■ **TO BE DONE**
Print the lines of the listing below verbatim from its first line through the line bearing "0.0724, 0.0830, 0.0943];". Any pictures are to be omitted.

■ **GIVEN MATERIAL**
......
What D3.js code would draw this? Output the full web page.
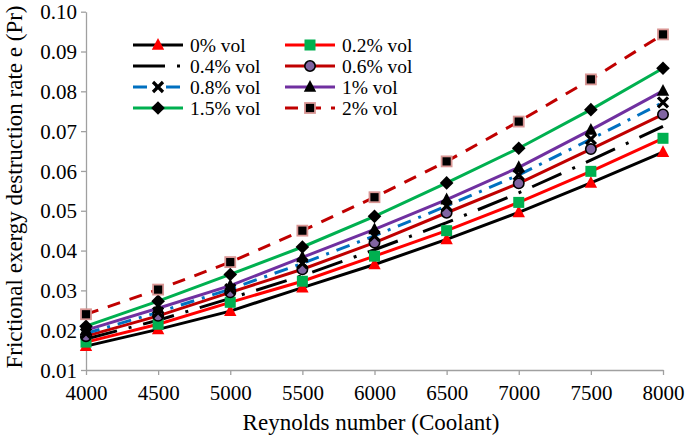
<!DOCTYPE html>
<html><head><meta charset="utf-8">
<script src="https://cdn.jsdelivr.net/npm/d3@7"></script>
<style>body{margin:0;background:#fff}svg{display:block}svg text{font-family:"Liberation Serif","Times New Roman",serif !important;fill:#000}</style>
</head><body><svg id="c" width="685" height="437"></svg>
<script>
const reynolds = [4000, 4500, 5000, 5500, 6000, 6500, 7000, 7500, 8000];
const xTicks = [4000, 4500, 5000, 5500, 6000, 6500, 7000, 7500, 8000];
const yTicks = [0.01, 0.02, 0.03, 0.04, 0.05, 0.06, 0.07, 0.08, 0.09, 0.10];
const seriesNames = ["0% vol", "0.2% vol", "0.4% vol", "0.6% vol", "0.8% vol", "1% vol", "1.5% vol", "2% vol"];
const vol0  = [0.0160, 0.0202, 0.0248, 0.0307, 0.0365, 0.0428, 0.0496, 0.0570, 0.0647];
const vol02 = [0.0170, 0.0215, 0.0270, 0.0323, 0.0386, 0.0450, 0.0521, 0.0599, 0.0682];
const vol04 = [0.0178, 0.0225, 0.0280, 0.0337, 0.0402, 0.0470, 0.0545, 0.0627, 0.0712];
const vol06 = [0.0185, 0.0236, 0.0295, 0.0353, 0.0420, 0.0495, 0.0569, 0.0655, 0.0742];
const vol08 = [0.0192, 0.0245, 0.0303, 0.0368, 0.0437, 0.0512, 0.0590, 0.0680, 0.0772];
const vol1  = [0.0200, 0.0255, 0.0312, 0.0383, 0.0453, 0.0528, 0.0609, 0.0703, 0.0801];
const vol15 = [0.0210, 0.0273, 0.0340, 0.0409, 0.0486, 0.0570, 0.0657, 0.0754, 0.0858];
const vol2  = [0.0240, 0.0302, 0.0371, 0.0450, 0.0534, 0.0624, 0.0724, 0.0830, 0.0943];

const styles = [
  {values: vol0,  line: "#000000", dash: null, marker: "triangle", fill: "#FF0000", stroke: "none"},
  {values: vol02, line: "#FF0000", dash: null, marker: "square", fill: "#00B050", stroke: "none"},
  {values: vol04, line: "#000000", dash: "32,12,3,12", marker: null},
  {values: vol06, line: "#C00000", dash: null, marker: "circle", fill: "#8064A2", stroke: "#000"},
  {values: vol08, line: "#0070C0", dash: "14,8,3,8", marker: "x"},
  {values: vol1,  line: "#7030A0", dash: null, marker: "triangle", fill: "#000", stroke: "none"},
  {values: vol15, line: "#00B050", dash: null, marker: "diamond", fill: "#000", stroke: "none"},
  {values: vol2,  line: "#C00000", dash: "13,10", marker: "square2", fill: "#000", stroke: "#D99694"}
];

const svg = d3.select("#c");
const m = {l: 86, r: 22, t: 11.7, b: 67};
const W = 685, H = 437;
const x = d3.scaleLinear().domain([4000, 8000]).range([m.l, W - m.r]);
const y = d3.scaleLinear().domain([0.01, 0.10]).range([H - m.b, m.t]);

// axes
const gx = svg.append("g").attr("transform", `translate(0,${H - m.b})`)
  .call(d3.axisBottom(x).tickValues(xTicks).tickFormat(d3.format("d")).tickSizeInner(5).tickSizeOuter(0));
const gy = svg.append("g").attr("transform", `translate(${m.l},0)`)
  .call(d3.axisLeft(y).tickValues(yTicks).tickFormat(d3.format(".2f")).tickSizeInner(5).tickSizeOuter(0));
[gx, gy].forEach(g => {
  g.attr("font-family", "Liberation Serif");
  g.select(".domain").attr("stroke", "#a0a0a0").attr("stroke-width", 1.3);
  g.selectAll(".tick line").attr("stroke", "#a0a0a0").attr("stroke-width", 1.3);
  g.selectAll(".tick text").style("font-family", "'Liberation Serif'").attr("font-size", 21).attr("fill", "#000");
});
gx.selectAll(".tick text").attr("dy", null).attr("y", 29.5);
gy.selectAll(".tick text").attr("dy", "0.34em").attr("x", -9);

// titles
svg.append("text").attr("x", 371).attr("y", 430).attr("text-anchor", "middle")
  .style("font-family", "'Liberation Serif'").attr("font-size", 23).text("Reynolds number (Coolant)");
svg.append("text").attr("transform", "translate(22,187) rotate(-90)").attr("text-anchor", "middle")
  .style("font-family", "'Liberation Serif'").attr("font-size", 23).text("Frictional exergy destruction rate  e (Pr)");

const line = d3.line().x((d, i) => x(reynolds[i])).y(d => y(d));

function drawMarker(g, type, cx, cy, s) {
  if (type === "triangle") {
    g.append("path").attr("d", `M${cx},${cy-7}L${cx+6.2},${cy+4.8}L${cx-6.2},${cy+4.8}Z`)
      .attr("fill", s.fill);
  } else if (type === "square") {
    g.append("rect").attr("x", cx-5.5).attr("y", cy-5.5).attr("width", 11).attr("height", 11).attr("fill", s.fill);
  } else if (type === "square2") {
    g.append("rect").attr("x", cx-5).attr("y", cy-5).attr("width", 10).attr("height", 10)
      .attr("fill", s.fill).attr("stroke", s.stroke).attr("stroke-width", 1.8);
  } else if (type === "circle") {
    g.append("circle").attr("cx", cx).attr("cy", cy).attr("r", 5.2).attr("fill", s.fill)
      .attr("stroke", s.stroke).attr("stroke-width", 1.6);
  } else if (type === "diamond") {
    g.append("path").attr("d", `M${cx},${cy-6.8}L${cx+6.8},${cy}L${cx},${cy+6.8}L${cx-6.8},${cy}Z`).attr("fill", s.fill);
  } else if (type === "x") {
    g.append("path").attr("d", `M${cx-5},${cy-5}L${cx+5},${cy+5}M${cx+5},${cy-5}L${cx-5},${cy+5}`)
      .attr("stroke", "#000").attr("stroke-width", 3.2);
  }
}

const plot = svg.append("g");
styles.forEach(s => {
  plot.append("path").datum(s.values).attr("d", line).attr("fill", "none")
    .attr("stroke", s.line).attr("stroke-width", 3).attr("stroke-dasharray", s.dash);
});
styles.forEach(s => {
  if (!s.marker) return;
  s.values.forEach((v, i) => drawMarker(plot, s.marker, x(reynolds[i]), y(v), s));
});

// legend
const leg = svg.append("g");
const rows = [45, 66, 87, 108];
styles.forEach((s, i) => {
  const col = i % 2, row = Math.floor(i / 2);
  const x0 = col === 0 ? 133 : 285, yy = rows[row];
  leg.append("line").attr("x1", x0).attr("x2", x0 + 50).attr("y1", yy).attr("y2", yy)
    .attr("stroke", s.line).attr("stroke-width", 3).attr("stroke-dasharray", s.dash);
  if (s.marker) drawMarker(leg, s.marker, x0 + 25, yy, s);
  leg.append("text").attr("x", x0 + 57).attr("y", yy + 7).style("font-family", "'Liberation Serif'")
    .attr("font-size", 19.5).text(seriesNames[i]);
});
</script></body></html>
......
■ **THE OUTPUT**
What D3.js code would draw this? Output the full web page.
<!DOCTYPE html>
<html><head><meta charset="utf-8">
<script src="https://cdn.jsdelivr.net/npm/d3@7"></script>
<style>body{margin:0;background:#fff}svg{display:block}svg text{font-family:"Liberation Serif","Times New Roman",serif !important;fill:#000}</style>
</head><body><svg id="c" width="685" height="437"></svg>
<script>
const reynolds = [4000, 4500, 5000, 5500, 6000, 6500, 7000, 7500, 8000];
const xTicks = [4000, 4500, 5000, 5500, 6000, 6500, 7000, 7500, 8000];
const yTicks = [0.01, 0.02, 0.03, 0.04, 0.05, 0.06, 0.07, 0.08, 0.09, 0.10];
const seriesNames = ["0% vol", "0.2% vol", "0.4% vol", "0.6% vol", "0.8% vol", "1% vol", "1.5% vol", "2% vol"];
const vol0  = [0.0160, 0.0202, 0.0248, 0.0307, 0.0365, 0.0428, 0.0496, 0.0570, 0.0647];
const vol02 = [0.0170, 0.0215, 0.0270, 0.0323, 0.0386, 0.0450, 0.0521, 0.0599, 0.0682];
const vol04 = [0.0178, 0.0225, 0.0280, 0.0337, 0.0402, 0.0470, 0.0545, 0.0627, 0.0712];
const vol06 = [0.0185, 0.0236, 0.0295, 0.0353, 0.0420, 0.0495, 0.0569, 0.0655, 0.0742];
const vol08 = [0.0192, 0.0245, 0.0303, 0.0368, 0.0437, 0.0512, 0.0590, 0.0680, 0.0772];
const vol1  = [0.0200, 0.0255, 0.0312, 0.0383, 0.0453, 0.0528, 0.0609, 0.0703, 0.0801];
const vol15 = [0.0210, 0.0273, 0.0340, 0.0409, 0.0486, 0.0570, 0.0657, 0.0754, 0.0858];
const vol2  = [0.0240, 0.0302, 0.0371, 0.0450, 0.0534, 0.0624, 0.0724, 0.0830, 0.0943];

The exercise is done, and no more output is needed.